- Entries -
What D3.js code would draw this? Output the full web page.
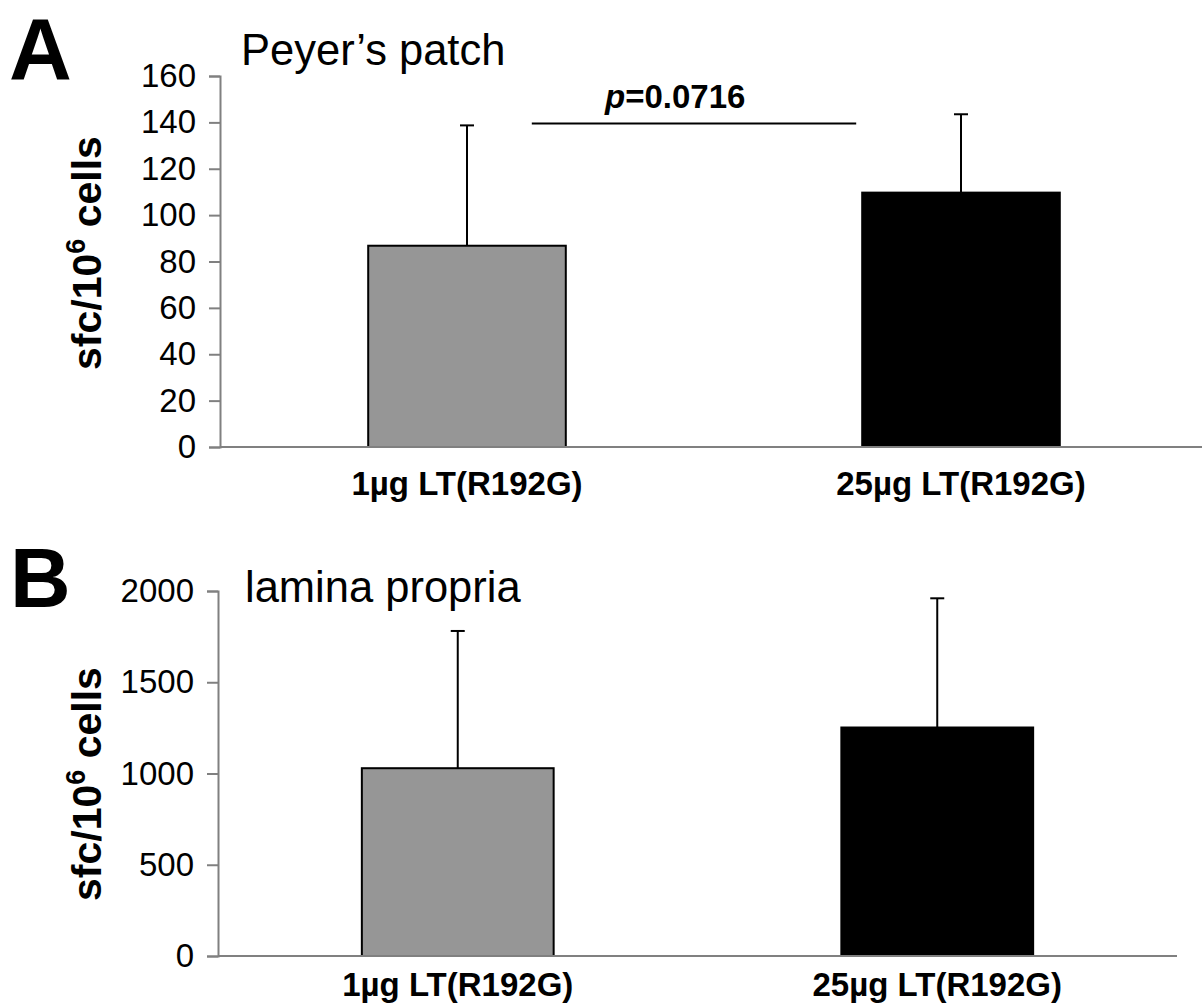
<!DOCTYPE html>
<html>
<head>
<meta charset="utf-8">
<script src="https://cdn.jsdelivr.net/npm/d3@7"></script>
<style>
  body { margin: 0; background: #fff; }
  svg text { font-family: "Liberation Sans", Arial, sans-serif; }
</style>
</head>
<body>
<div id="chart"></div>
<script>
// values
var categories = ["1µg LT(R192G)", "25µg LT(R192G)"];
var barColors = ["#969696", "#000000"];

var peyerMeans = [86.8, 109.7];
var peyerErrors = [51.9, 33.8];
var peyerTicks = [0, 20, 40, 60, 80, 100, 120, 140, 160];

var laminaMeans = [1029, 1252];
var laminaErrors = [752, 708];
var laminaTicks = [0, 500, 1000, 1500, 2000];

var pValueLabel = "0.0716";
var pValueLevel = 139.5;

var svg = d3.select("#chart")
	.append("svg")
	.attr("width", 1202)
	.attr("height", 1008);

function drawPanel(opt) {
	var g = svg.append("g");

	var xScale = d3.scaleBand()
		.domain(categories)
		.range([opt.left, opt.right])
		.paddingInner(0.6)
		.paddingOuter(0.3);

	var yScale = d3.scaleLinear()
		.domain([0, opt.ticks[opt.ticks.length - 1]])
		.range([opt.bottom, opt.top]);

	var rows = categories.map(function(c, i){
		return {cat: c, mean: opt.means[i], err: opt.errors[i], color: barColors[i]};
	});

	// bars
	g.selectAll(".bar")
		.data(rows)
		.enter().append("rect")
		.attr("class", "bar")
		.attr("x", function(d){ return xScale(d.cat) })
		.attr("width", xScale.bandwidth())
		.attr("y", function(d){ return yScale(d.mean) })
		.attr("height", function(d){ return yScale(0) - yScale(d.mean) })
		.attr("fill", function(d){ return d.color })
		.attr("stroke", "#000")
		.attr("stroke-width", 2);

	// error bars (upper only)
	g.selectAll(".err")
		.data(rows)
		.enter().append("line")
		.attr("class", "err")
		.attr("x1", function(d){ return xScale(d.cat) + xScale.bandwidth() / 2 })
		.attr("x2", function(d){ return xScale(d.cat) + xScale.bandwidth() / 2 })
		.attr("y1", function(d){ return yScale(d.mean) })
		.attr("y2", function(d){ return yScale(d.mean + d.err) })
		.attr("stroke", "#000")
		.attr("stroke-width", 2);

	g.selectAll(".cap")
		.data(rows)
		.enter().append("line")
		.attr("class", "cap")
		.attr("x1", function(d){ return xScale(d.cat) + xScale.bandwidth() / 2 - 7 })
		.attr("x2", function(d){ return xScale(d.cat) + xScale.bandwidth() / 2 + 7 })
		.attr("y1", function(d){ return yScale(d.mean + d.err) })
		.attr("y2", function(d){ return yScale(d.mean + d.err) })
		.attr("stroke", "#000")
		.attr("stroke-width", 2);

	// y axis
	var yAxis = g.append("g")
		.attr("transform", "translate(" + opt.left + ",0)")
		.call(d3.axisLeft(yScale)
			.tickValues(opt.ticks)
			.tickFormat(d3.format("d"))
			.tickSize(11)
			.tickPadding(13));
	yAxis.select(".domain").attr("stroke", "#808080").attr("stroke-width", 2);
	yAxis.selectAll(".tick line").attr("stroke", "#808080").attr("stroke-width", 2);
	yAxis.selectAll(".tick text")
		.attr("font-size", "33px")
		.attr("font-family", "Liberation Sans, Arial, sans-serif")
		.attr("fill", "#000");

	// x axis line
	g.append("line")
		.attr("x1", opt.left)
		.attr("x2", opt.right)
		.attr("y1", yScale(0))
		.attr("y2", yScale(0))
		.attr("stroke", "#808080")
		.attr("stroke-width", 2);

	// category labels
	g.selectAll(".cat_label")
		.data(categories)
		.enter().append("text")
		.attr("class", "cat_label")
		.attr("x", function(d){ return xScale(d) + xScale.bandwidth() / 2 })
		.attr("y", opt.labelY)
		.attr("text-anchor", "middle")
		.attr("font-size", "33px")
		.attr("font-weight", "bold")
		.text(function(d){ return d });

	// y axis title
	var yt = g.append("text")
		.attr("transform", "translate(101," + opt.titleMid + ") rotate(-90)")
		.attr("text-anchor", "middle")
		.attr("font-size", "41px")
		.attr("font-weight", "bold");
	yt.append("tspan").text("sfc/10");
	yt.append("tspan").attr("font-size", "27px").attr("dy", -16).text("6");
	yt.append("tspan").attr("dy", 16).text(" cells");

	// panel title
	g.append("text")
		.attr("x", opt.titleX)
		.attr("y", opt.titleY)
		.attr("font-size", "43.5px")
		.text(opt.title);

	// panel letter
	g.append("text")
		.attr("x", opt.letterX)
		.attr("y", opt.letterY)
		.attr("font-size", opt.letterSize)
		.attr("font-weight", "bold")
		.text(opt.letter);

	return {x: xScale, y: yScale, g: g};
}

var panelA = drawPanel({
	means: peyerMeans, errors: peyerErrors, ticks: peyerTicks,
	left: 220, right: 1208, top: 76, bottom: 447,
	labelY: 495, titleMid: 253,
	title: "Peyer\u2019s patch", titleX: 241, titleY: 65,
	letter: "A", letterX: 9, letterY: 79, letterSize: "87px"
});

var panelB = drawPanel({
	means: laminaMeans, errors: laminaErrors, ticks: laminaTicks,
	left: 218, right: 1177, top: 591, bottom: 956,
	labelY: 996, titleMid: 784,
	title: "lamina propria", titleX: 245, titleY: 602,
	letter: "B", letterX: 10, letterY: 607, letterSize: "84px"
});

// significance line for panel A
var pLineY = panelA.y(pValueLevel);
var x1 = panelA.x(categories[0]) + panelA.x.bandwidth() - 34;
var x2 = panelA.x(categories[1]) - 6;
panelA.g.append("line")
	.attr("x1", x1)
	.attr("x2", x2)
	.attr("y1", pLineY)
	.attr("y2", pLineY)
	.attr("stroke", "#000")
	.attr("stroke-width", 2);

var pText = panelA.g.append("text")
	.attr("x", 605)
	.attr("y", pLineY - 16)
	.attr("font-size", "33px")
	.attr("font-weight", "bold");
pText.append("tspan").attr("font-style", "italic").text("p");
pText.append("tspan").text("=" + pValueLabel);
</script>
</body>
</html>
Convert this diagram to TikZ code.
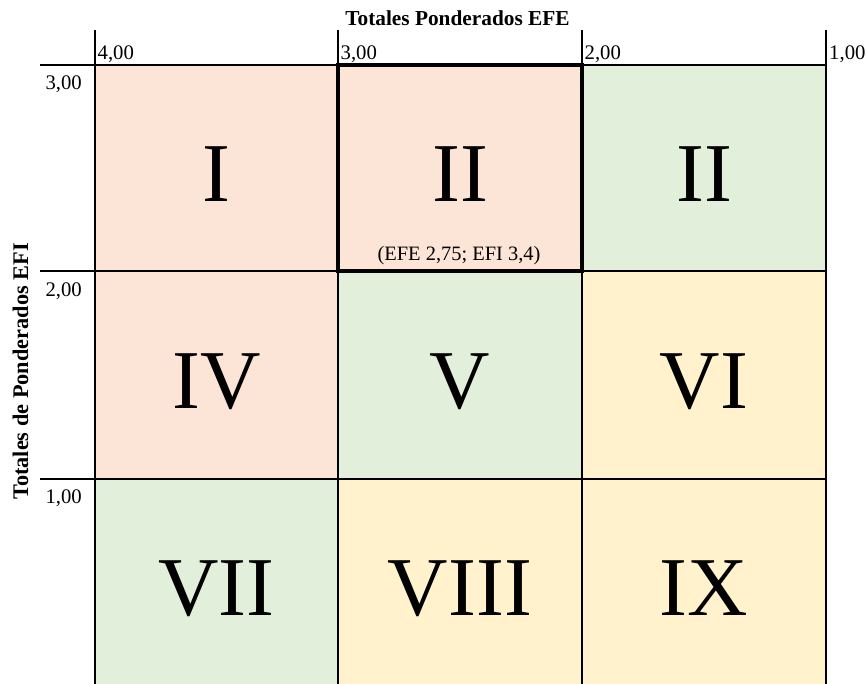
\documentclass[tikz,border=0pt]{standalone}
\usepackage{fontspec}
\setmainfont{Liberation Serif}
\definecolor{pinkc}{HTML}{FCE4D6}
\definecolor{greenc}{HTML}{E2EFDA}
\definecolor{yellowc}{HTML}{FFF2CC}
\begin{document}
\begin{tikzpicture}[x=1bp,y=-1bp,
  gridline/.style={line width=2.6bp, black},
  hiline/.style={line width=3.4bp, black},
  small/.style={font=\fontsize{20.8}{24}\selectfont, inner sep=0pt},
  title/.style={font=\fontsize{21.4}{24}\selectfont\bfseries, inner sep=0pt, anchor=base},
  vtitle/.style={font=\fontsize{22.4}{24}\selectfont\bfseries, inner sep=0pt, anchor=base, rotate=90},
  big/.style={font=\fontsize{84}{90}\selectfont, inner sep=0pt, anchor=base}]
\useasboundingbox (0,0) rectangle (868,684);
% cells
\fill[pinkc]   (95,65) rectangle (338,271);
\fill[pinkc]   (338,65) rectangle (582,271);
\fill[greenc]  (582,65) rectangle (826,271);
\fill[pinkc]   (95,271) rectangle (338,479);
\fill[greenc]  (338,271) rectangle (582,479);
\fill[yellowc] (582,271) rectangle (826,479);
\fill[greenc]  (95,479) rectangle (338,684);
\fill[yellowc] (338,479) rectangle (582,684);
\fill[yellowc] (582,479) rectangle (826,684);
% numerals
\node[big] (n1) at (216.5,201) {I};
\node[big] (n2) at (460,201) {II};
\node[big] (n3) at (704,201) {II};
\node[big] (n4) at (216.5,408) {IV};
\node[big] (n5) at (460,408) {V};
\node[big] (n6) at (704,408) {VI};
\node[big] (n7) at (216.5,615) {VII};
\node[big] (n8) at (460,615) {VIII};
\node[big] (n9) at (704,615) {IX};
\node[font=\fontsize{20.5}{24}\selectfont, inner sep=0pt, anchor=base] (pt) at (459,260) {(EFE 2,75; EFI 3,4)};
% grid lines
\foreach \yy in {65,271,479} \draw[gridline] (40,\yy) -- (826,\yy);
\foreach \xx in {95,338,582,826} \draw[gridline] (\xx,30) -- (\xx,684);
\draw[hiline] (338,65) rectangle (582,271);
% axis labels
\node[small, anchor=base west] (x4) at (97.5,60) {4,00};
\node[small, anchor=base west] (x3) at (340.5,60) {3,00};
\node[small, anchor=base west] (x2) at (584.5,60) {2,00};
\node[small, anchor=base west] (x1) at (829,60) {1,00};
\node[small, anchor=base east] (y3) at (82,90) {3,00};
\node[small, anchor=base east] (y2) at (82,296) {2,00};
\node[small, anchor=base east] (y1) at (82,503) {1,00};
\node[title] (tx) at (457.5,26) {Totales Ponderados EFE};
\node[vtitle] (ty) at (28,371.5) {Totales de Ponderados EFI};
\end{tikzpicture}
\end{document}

- Short problem -
All lines above containing the string "this" are to be collected.

- Written solution -
What D3.js code would draw this? Output the full web page.
Convert this diagram to TikZ code.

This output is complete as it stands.